Teams should evaluate platforms based on integration quality, ease of maintenance, scalability, security features, pricing, and developer experience. A tool that looks powerful on paper may create friction if it is difficult to use or poorly aligned with existing workflows.

It is also important to consider automation maturity. Teams with limited automation may benefit most from source control discipline and basic CI/CD. More mature organizations may focus on infrastructure as code, progressive delivery, security automation, and observability.

Common Mistakes to Avoid

Many organizations adopt too many platforms too quickly. This can create fragmented workflows, duplicate information, and confusion about which system is authoritative. Another common mistake is automating a broken process without first improving the process itself.

Teams should also avoid treating production deployment as the end of the lifecycle. In modern software development, production is a source of feedback. Monitoring data, user behavior, error reports, and performance trends should all influence future planning and development priorities.

The Future of Development Lifecycle Platforms

Development platforms continue to evolve toward greater automation and intelligence. Artificial intelligence is already assisting with code suggestions, test generation, alert noise reduction, and incident investigation. At the same time, platform engineering is becoming more important as organizations build internal developer portals and standardized workflows.

The future will likely favor platforms that reduce cognitive load. Developers will still need to understand architecture, security, and reliability, but better tooling can remove repetitive manual tasks and make best practices easier to follow.

Conclusion

Moving code to production is no longer a single technical step. It is a complete lifecycle involving planning, collaboration, automation, infrastructure, deployment, and monitoring. Platforms such as GitHub, GitLab, Jenkins, Docker, Kubernetes, Terraform, Datadog, and Sentry simplify this journey by helping teams work faster and with greater confidence.

The best toolchain is not always the largest or most expensive one. It is the one that supports the team’s workflow, improves reliability, and helps software reach users safely. When chosen carefully, these platforms turn development from a fragmented process into a repeatable path from idea to production.

FAQ

What is a development lifecycle platform?

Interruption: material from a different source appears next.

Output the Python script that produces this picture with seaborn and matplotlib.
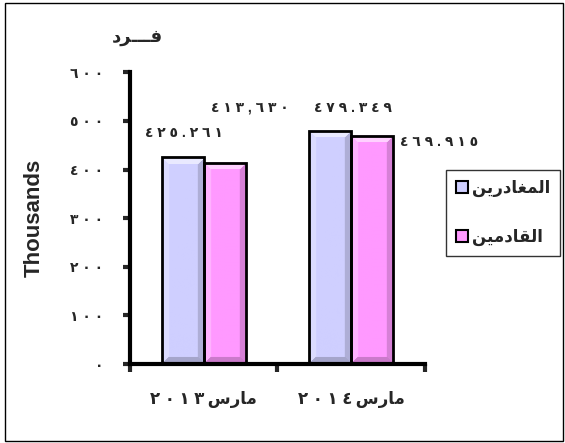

A development lifecycle platform is a tool or service that supports one or more stages of software delivery, such as planning, coding, testing, deployment, monitoring, or incident response.

Which platform is best for source code management?

GitHub, GitLab, and Bitbucket are common choices. The best option depends on the team’s preferred integrations, security needs, and project management workflow.

Is Kubernetes necessary for every production application?

No. Kubernetes is powerful, but it can be complex. Smaller applications may run effectively on simpler cloud services, managed containers, or platform-as-a-service environments.

Why is CI/CD important?

CI/CD automates building, testing, and deploying software. It helps teams catch errors earlier, reduce manual work, and release updates more consistently.

How do monitoring tools improve development?

Monitoring tools show how applications perform in production. They help teams detect errors, understand user impact, and prioritize fixes based on real-world behavior.

Should a team use an all-in-one platform or separate tools?

Both approaches can work. An all-in-one platform may reduce integration complexity, while separate tools may provide more flexibility. The right choice depends on team size, technical requirements, and operational maturity.